Elle en veut pour preuve le témoignage de son petit-fils, âgé de trois ans en 2016, qui a vu sa mère se faire tuer par le terroriste. Josiane Schneider assure que l’assassin ne pouvait avoir qu’un deuxième homme à ses côtés. "Damien* (prénom d’emprunt) a dit que ‘maman a crié’, elle a été maîtrisée. Ma fille, je la connais, elle ne se serait pas laissé faire. Donc ma conviction, c’est qu’il y a obligatoirement un deuxième homme. Et pour moi, c’est lui". Lui, Mohamed Aberouz, un proche du terroriste, Larossi Abballa abattu par le Raid lors de l’assaut dans le pavillon des victimes. 

Josiane Schneider se tient droite, affiche un sourire triste, la même attitude qu’elle oppose à l’accusé depuis le début du procès. Pendant ces 15 jours, la maman de Jessica a eu tout le temps de regarder, d’étudier le comportement de Mohamed Aberouz, un homme à l’isolement depuis six ans, pugnace face aux juges et à l’accusation. "Il n’a jamais montré de compassion depuis le début", regrette de son côté Josiane Schneider.

Enseignante à la retraite, elle ose une comparaison inattendue entre Mohamed Aberouz et les élèves qu’elle a eu dans ses classes :

"Je retrouve en lui ce genre d’enfant à problèmes que j’ai aidé. Il a dévié pour se construire une identité, pour se venger du petit garçon moqué, pour aller vers la violence. Lui, il cherche à se faire valoir".

Josiane Schneider,

à franceinfo

 

Un accusé qui a répondu pendant plus de neuf heures vendredi 6 octobre lors de son interrogatoire. Il s’est montré très à l’aise, connaissant son dossier sur le bout des doigts. "Il est dans la parole", juge Josiane Schneider. "C’est ça qui le fait exister. Et il sera toujours dans la parole".  

Josiane Schneider, plongée bien malgré elle dans la machine judiciaire, cherche auprès de son avocat le bon terme technique, veut montrer qu’elle aussi connaît le dossier de manière très poussée.
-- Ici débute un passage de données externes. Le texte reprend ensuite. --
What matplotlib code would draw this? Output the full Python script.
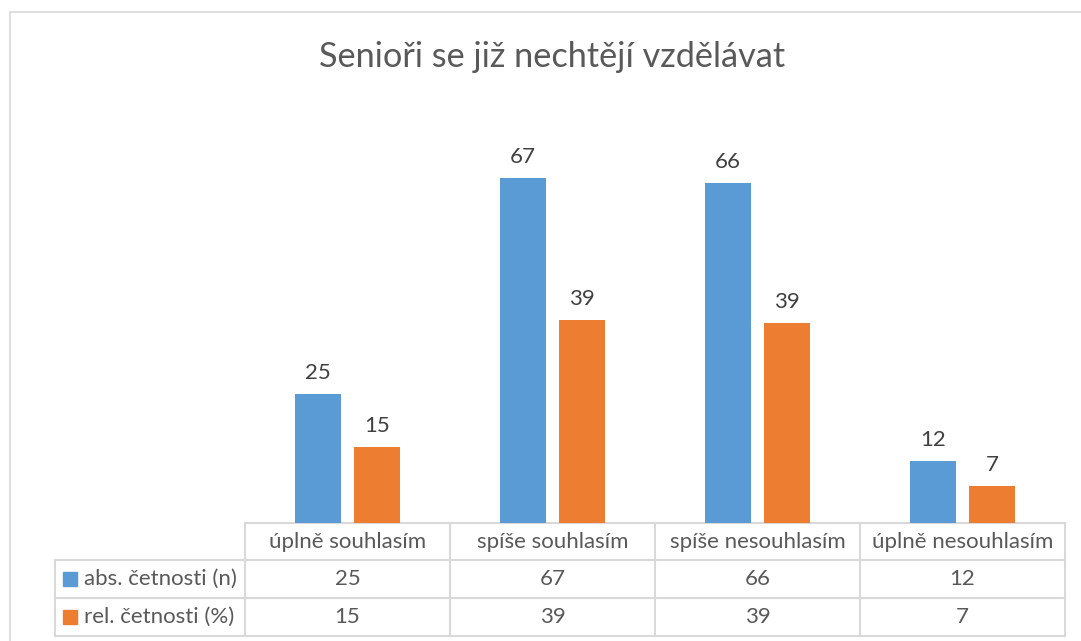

Et n’hésite pas malgré sa conviction à exprimer ses "doutes" : "Il y a des doutes, on le sait. Je ne suis pas experte", relève-t-elle. 

Le témoignage de l'enfant rend possible la présence d'un complice

Elle admet par ailleurs avoir été "déstabilisée" par le témoignage de la psychologue de son petit-fils lundi 2 octobre, un témoignage sur lequel comptait l’accusation. En effet, dans le dossier qui a servi à instruire ce procès, une de ses collègues qui a pris en charge le petit garçon à l’hôpital Necker (Paris 15e), écrivait dans son rapport que le témoignage de Damien* pouvait impliquer la présence d’un deuxième homme lors de l’attentat. "Elle a réagi comme une personne professionnelle. Elle est restée dans son domaine (...) Eelle ne nous a pas apporté de réponse". Lors de son témoignage, cette psychologue a renvoyé la défense et l’accusation dos à dos, insistant sur "le traumatisme de guerre" et "la torture psychique" que le petit garçon a subi. 
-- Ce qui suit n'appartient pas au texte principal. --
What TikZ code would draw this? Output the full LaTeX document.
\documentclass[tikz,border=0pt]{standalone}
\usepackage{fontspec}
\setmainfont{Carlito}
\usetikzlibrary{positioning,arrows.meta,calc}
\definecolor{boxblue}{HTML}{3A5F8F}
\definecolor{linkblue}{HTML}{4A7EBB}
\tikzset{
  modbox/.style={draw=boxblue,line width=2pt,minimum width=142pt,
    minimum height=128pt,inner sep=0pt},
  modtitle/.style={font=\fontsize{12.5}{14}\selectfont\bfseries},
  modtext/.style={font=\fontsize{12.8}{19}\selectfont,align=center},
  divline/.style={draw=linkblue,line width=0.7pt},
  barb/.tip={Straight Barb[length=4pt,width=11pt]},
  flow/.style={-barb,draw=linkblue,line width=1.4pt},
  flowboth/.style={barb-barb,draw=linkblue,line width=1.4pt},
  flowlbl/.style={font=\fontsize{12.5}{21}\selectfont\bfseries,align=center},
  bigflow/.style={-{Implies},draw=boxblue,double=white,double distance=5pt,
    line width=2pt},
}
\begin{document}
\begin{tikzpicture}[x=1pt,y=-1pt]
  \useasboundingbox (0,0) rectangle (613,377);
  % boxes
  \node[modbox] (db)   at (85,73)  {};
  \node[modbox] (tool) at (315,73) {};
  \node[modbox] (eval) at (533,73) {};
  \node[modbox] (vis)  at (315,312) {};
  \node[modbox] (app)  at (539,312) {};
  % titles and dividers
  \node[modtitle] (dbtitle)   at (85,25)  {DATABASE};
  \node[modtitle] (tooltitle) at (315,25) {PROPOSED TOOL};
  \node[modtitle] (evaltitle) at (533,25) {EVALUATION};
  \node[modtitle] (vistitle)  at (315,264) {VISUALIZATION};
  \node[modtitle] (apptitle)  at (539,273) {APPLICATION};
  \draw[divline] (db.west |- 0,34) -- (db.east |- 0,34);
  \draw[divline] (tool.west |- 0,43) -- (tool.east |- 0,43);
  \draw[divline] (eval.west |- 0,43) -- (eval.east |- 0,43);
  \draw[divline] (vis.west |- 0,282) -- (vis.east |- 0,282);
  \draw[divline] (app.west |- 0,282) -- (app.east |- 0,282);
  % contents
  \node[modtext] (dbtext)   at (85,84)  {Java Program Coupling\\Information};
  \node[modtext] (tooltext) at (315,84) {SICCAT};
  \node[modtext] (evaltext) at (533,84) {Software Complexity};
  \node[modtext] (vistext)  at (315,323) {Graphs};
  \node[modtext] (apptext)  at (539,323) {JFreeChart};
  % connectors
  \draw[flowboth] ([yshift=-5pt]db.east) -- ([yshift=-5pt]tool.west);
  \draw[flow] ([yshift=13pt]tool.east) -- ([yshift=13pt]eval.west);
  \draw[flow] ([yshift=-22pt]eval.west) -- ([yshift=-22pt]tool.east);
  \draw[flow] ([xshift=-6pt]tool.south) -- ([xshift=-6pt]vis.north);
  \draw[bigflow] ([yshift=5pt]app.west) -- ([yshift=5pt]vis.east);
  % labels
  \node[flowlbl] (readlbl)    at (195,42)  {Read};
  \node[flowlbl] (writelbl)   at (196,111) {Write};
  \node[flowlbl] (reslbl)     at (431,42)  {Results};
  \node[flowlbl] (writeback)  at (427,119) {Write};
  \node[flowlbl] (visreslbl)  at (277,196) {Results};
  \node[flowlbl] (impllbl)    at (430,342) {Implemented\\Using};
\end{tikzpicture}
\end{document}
Cette déception n’empêche pas Josiane Schneider de dire que, selon elle, la cour ne se laissera pas convaincre par les arguments de la défense. Les avocats de Mohamed Aberouz ont tour à tour tenté de démonter les thèses de l’accusation : ils ont questionné sans relâche les experts en ADN, point central de l’accusation ; la psychologue, les enquêteurs, tentant de faire pencher la balance en faveur de leur client. "Je fais confiance aux experts et à leurs conclusions. Ça ne nous met pas en défaveur comme certains pourraient le croire", indique pour sa part la mère de Jessica Schneider.  
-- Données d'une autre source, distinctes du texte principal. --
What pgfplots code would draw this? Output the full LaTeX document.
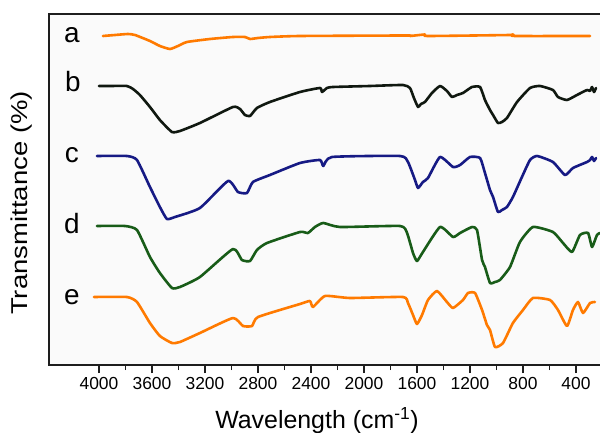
\documentclass[border=0pt]{standalone}
\usepackage{pgfplots}
\pgfplotsset{compat=1.18}
\usepackage{fontspec}
\setmainfont{Liberation Sans}

\definecolor{specorange}{RGB}{255,122,0}
\definecolor{specblack}{RGB}{16,24,16}
\definecolor{specblue}{RGB}{22,26,132}
\definecolor{specgreen}{RGB}{24,92,24}
\definecolor{axisgray}{RGB}{30,30,30}

\begin{document}
\begin{tikzpicture}
\path[use as bounding box] (-49bp,-68bp) rectangle (551bp,365bp);
\begin{axis}[
  at={(0,0)}, anchor=south west,
  scale only axis, width=571bp, height=351bp,
  x dir=reverse, xmin=68, xmax=4377,
  ymin=68, ymax=419,
  axis background/.style={fill=black!2},
  axis line style={line width=1.8bp, draw=axisgray},
  xtick={400,800,...,4000},
  minor x tick num=1,
  xtick pos=left,
  ytick=\empty,
  tick align=outside,
  major tick length=8bp, minor tick length=5bp,
  every tick/.style={line width=1.5bp, axisgray},
  /pgf/number format/assume math mode=true,
  /pgf/number format/set thousands separator={},
  xticklabel={\fontsize{17.5}{20}\selectfont\pgfmathprintnumber{\tick}},
  xticklabel style={yshift=-1bp},
  xlabel={Wavelength (cm\textsuperscript{-1})},
  xlabel style={font=\fontsize{25}{30}\selectfont, at={(axis cs:2355,68)}, anchor=base, yshift=-63bp},
  ylabel={\scalebox{1.2}[1]{Transmittance (\%)}},
  ylabel style={font=\fontsize{23}{28}\selectfont, at={(axis cs:4581,230)}, anchor=center},
  every axis plot/.append style={line width=2.6bp, line join=round, line cap=round, smooth, tension=0.3},
  clip=false,
]

% a
\addplot[specorange] coordinates {
(3970,397) (3879,398) (3781,399) (3728,398) (3615,392) (3540,387) (3464,384)
(3404,387) (3336,391) (3162,394) (2989,396) (2898,396) (2860,394) (2800,395)
(2710,396) (2483,397) (1675,397.5) (1653,397) (1540,398.5) (1517,397)
(898,398) (883,398.5) (860,397) (294,397)
};

% b
\addplot[specblack] coordinates {
(4000,347) (3917,347) (3789,347) (3743,344) (3691,338) (3615,326) (3540,313)
(3449,301) (3389,302) (3238,310) (2989,326) (2936,324) (2898,318) (2860,317)
(2808,325) (2710,331) (2483,341) (2332,345) (2317,341) (2279,345) (2234,346)
(1955,347) (1706,348) (1653,345) (1623,335) (1592,326) (1570,329) (1540,331)
(1487,340) (1426,347) (1374,342) (1336,336) (1298,338) (1253,340) (1185,346)
(1124,346) (1087,333) (1049,323) (1026,318) (989,310) (959,311) (921,315)
(845,331) (747,345) (672,347) (574,343) (536,336) (468,333) (393,338)
(317,343) (294,342) (279,346) (264,341) (249,345)
};

% c
\addplot[specblue] coordinates {
(4015,277) (3789,277) (3713,273) (3615,246) (3540,226) (3487,214) (3426,216)
(3238,225) (3026,252) (2951,241) (2883,240) (2838,251) (2710,258) (2483,270)
(2332,273) (2307,267) (2242,276) (1728,277) (1668,271) (1615,253) (1592,245)
(1555,251) (1517,255) (1426,276) (1328,266) (1275,268) (1200,276) (1124,275)
(1087,260) (1049,243) (1026,236) (989,221) (959,223) (921,226) (876,236)
(808,256) (747,273) (694,277) (574,271) (483,258) (423,265) (317,271)
(294,273) (279,276) (264,272) (249,275)
};

% d
\addplot[specgreen] coordinates {
(4015,207) (3804,207) (3713,203) (3615,176) (3540,160) (3449,145) (3389,146)
(3238,156) (2989,184) (2921,173) (2860,172) (2808,183) (2732,190) (2483,201)
(2423,200) (2370,206) (2307,210) (2181,206) (1728,207) (1675,200) (1630,180)
(1600,172) (1555,181) (1426,206) (1328,196) (1275,200) (1185,206) (1147,203)
(1109,173) (1087,166) (1049,150) (1011,151) (974,153) (898,166) (823,191)
(725,206) (574,201) (498,190) (430,181) (370,198) (309,200) (279,186)
(242,198) (219,200)
};

% e
\addplot[specorange] coordinates {
(4038,136) (3789,136) (3713,131) (3615,110) (3540,97) (3449,90) (3389,91)
(3238,100) (2989,115) (2913,107) (2845,107) (2800,116) (2483,129) (2408,132)
(2385,126) (2294,137) (2106,135) (1706,136) (1668,130) (1630,118) (1600,109)
(1562,118) (1517,133) (1449,142) (1374,131) (1328,125) (1253,133) (1215,140)
(1162,140) (1109,123) (1072,108) (1049,103) (1011,86) (951,90) (876,110)
(800,123) (725,135) (596,133) (536,123) (468,107) (423,123) (385,131)
(347,120) (294,130) (257,131)
};

% curve letters
\begin{scope}[every node/.style={font=\fontsize{28}{32}\selectfont, inner sep=0pt, anchor=center}]
\node at (axis cs:4204,398) {a};
\node at (axis cs:4196,351) {b};
\node at (axis cs:4204,278) {c};
\node at (axis cs:4204,209) {d};
\node at (axis cs:4204,136) {e};
\end{scope}
\end{axis}
\end{tikzpicture}
\end{document}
Reste que pendant ces plus de deux semaines de procès, Josiane Schneider a tenu à assister à l’ensemble des audiences, de la première à la dernière minute. Elle confie être "presque en mission", pour porter la mémoire de sa fille et de son gendre, Jean-Baptiste Salvaing, et tenter d’avoir des réponses à ses questions. "Ce procès a mis à plat certaines choses, ça a rappelé beaucoup de choses, mais ma peine reste et je l’ai refoulée pendant ces deux semaines. Même le week-end chez moi, je me dis ‘faut pas y penser, allez, avance’ et on verra plus tard. Ce sera plus dur après, ça je ne le cache pas".

Josiane Schneider doit encore assister au réquisitoire des avocates générales, aux plaidoiries des avocats de la défense, avant d’entendre mercredi 11 octobre les derniers mots de l’accusé. Le verdict sera rendu dans la foulée.